The revelation adds to Labour Party suspicions that Mr Hunt may have overruled his Permanent Secretary to insist on a role for Mr Smith, who on Wednesday resigned over the affair, in the takeover talks. Mr Stephens repeatedly dodged the questions from MPs on the Commons Public Accounts Committee, to their clear irritation.

The DCMS issued a statement saying Mr Stephens was “aware” of the arrangement and was “content” with it — but the statement did not explicitly say he had agreed to it or authorised it.

In a further day of drama, it also emerged that:

  • Downing Street has gone to extraordinary efforts behind the scenes to prevent an independent inquiry into whether Mr Hunt (right) broke ministerial codes of conduct. The Cabinet Secretary made a private telephone call to Lord Justice Leveson within hours of the scandal breaking on Tuesday to lobby for Mr Hunt's case to be heard as part of the inquiry, allowing Mr Hunt to avoid facing an investigation
  • The broadcasting regulator Ofcom has escalated its inquiry into whether BSkyB is a “fit and proper” owner of a broadcasting licence. Ofcom has asked for documentary evidence relating to the phone-hacking scandal and could force the company to sell its existing stake in Sky TV.
  • Rupert Murdoch was accused by the News of the World's lawyer Tom Crone of making a “shameful lie” in his evidence to the Leveson Inquiry. Mr Murdoch had suggested that Mr Crone was involved in hiding the extent of the hacking scandal from senior executives.

In an attempt to increase pressure on the Government, Labour wrote to Mr Stephens last night asking the Permanent Secretary to confirm in writing that he “knew in advance” that Mr Smith was to be a contact point with News Corp, and also to confirm that he had approved the arrangement in advance.

The deputy Labour leader, Harriet Harman, also called for the publication of all text messages, emails and phone records between Mr Smith and the News Corp lobbyist Fred Michel relating to the BSkyB bid, and called for an inquiry into whether Mr Hunt broke the ministerial code.

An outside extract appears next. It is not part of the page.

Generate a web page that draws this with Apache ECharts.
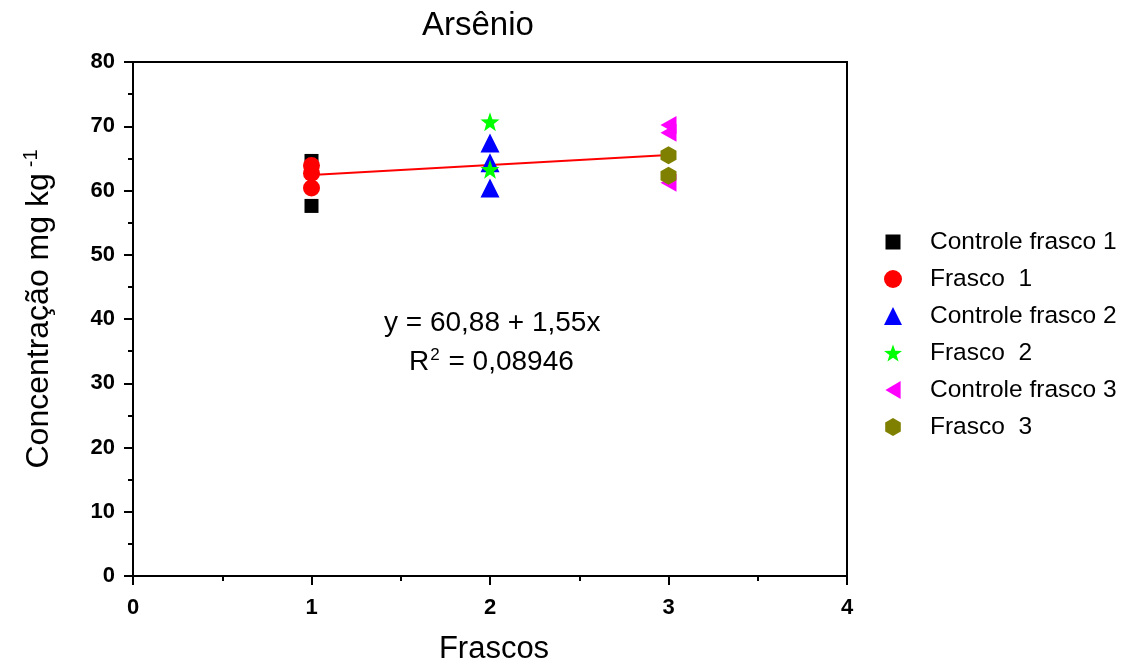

Sources found it “inconceivable” that Mr Smith would have acted without Mr Hunt's explicit authorisation in his dealings with Mr Michel.

The Cabinet Office confirmed that Cabinet Secretary, Sir Jeremy Heywood, had privately contacted Lord Justice Leveson on Tuesday to say the Government would like Mr Hunt's case to be heard as part of his inquiry.

This triggered accusations that the Government's most senior civil servant had tried to interfere with the inquiry.

No 10 was forced to admit that the Leveson Inquiry had no remit to rule on whether or not Mr Hunt broke the code.


“Why is Jeremy Hunt still in his job? Because David Cameron has questions to answer, and Jeremy Hunt is, if you like, acting as a firewall, and if he goes the questions will then move to David Cameron's conversations with Rebekah Brooks, with James Murdoch and others.”